--- Begin Data ---

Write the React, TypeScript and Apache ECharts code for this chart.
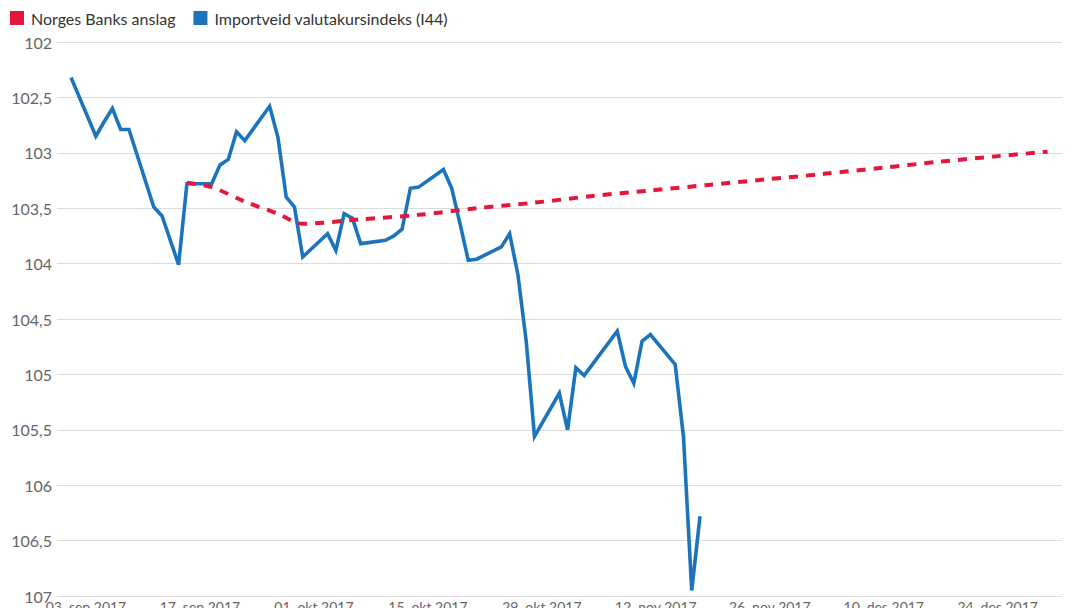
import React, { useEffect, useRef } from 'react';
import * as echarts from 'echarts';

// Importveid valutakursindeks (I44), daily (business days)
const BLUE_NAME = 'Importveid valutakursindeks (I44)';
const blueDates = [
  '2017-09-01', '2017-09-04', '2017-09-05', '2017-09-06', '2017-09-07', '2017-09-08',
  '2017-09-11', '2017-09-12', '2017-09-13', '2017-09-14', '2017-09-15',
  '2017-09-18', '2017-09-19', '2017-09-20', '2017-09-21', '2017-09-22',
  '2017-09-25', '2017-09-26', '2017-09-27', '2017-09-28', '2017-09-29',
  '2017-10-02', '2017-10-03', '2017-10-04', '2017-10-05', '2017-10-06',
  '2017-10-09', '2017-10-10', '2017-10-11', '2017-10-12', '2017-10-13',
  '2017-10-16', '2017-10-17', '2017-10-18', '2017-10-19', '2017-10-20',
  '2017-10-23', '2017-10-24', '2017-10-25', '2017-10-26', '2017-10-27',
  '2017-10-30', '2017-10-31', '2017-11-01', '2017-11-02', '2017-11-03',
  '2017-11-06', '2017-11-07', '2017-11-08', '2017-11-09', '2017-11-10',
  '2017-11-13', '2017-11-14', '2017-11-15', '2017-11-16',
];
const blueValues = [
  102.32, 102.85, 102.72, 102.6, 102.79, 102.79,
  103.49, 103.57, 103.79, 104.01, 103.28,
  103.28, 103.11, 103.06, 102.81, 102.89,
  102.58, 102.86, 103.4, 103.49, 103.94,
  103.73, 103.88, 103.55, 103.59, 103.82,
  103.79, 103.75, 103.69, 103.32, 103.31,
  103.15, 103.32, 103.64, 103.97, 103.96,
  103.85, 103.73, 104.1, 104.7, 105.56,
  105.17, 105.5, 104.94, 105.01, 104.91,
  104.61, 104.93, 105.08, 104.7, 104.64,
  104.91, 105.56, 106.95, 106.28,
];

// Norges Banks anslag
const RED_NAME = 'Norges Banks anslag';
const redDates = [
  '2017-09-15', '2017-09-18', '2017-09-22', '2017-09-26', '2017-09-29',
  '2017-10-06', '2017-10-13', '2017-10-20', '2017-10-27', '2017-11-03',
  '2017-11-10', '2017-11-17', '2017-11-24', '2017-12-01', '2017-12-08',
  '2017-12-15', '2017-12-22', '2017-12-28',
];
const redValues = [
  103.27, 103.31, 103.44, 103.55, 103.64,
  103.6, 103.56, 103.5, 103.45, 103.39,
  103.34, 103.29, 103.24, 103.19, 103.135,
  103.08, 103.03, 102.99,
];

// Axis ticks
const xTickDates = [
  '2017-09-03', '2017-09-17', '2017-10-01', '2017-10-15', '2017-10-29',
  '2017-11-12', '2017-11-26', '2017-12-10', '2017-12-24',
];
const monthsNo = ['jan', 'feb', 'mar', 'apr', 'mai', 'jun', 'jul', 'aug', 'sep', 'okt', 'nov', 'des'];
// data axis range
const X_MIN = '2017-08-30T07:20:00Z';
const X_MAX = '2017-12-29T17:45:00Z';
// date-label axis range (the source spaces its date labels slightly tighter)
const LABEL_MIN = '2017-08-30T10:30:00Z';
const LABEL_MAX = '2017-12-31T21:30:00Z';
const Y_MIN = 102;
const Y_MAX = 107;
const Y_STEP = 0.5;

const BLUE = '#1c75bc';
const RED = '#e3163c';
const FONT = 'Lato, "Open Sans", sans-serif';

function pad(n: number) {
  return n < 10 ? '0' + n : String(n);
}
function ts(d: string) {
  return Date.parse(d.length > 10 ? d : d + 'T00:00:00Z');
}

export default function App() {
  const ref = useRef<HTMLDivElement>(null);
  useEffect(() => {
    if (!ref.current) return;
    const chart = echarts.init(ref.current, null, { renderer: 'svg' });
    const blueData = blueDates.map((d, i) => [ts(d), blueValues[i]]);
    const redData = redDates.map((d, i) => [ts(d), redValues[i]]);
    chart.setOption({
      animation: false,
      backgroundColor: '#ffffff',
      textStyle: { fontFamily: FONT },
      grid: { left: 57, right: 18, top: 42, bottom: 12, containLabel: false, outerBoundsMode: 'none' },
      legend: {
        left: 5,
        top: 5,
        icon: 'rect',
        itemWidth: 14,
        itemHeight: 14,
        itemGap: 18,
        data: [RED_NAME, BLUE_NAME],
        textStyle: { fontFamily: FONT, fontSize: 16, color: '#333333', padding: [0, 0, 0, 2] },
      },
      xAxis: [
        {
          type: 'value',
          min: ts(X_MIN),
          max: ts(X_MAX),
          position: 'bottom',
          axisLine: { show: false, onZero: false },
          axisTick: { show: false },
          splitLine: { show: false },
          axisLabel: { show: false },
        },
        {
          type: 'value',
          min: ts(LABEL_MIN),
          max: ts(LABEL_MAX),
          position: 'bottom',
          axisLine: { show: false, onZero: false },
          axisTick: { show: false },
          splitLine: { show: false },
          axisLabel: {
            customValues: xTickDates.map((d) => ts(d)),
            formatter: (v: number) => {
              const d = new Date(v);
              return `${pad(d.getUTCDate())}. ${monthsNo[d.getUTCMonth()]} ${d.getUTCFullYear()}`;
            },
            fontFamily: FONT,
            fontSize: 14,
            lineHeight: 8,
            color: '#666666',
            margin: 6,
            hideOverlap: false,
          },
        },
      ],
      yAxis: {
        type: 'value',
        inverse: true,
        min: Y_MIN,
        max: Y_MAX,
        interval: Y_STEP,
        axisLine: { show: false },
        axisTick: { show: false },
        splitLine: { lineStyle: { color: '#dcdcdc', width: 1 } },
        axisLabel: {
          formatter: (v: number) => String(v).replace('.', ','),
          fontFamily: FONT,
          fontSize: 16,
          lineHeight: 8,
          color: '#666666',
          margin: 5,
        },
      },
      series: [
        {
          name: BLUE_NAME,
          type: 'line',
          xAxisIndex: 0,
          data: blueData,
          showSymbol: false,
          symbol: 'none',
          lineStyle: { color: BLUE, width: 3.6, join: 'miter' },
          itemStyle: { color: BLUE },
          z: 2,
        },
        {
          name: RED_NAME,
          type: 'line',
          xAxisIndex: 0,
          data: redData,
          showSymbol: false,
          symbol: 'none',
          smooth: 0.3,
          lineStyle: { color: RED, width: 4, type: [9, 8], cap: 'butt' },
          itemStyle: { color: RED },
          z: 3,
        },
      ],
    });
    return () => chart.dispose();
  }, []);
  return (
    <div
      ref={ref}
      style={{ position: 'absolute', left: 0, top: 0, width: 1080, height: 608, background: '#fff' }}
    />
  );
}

--- End Data ---

Challenge: Repeat the listing above exactly from its first line to the line containing "import * as echarts from 'echarts';", both included, and omit the pictures.

Task result:
Write the React, TypeScript and Apache ECharts code for this chart.
import React, { useEffect, useRef } from 'react';
import * as echarts from 'echarts';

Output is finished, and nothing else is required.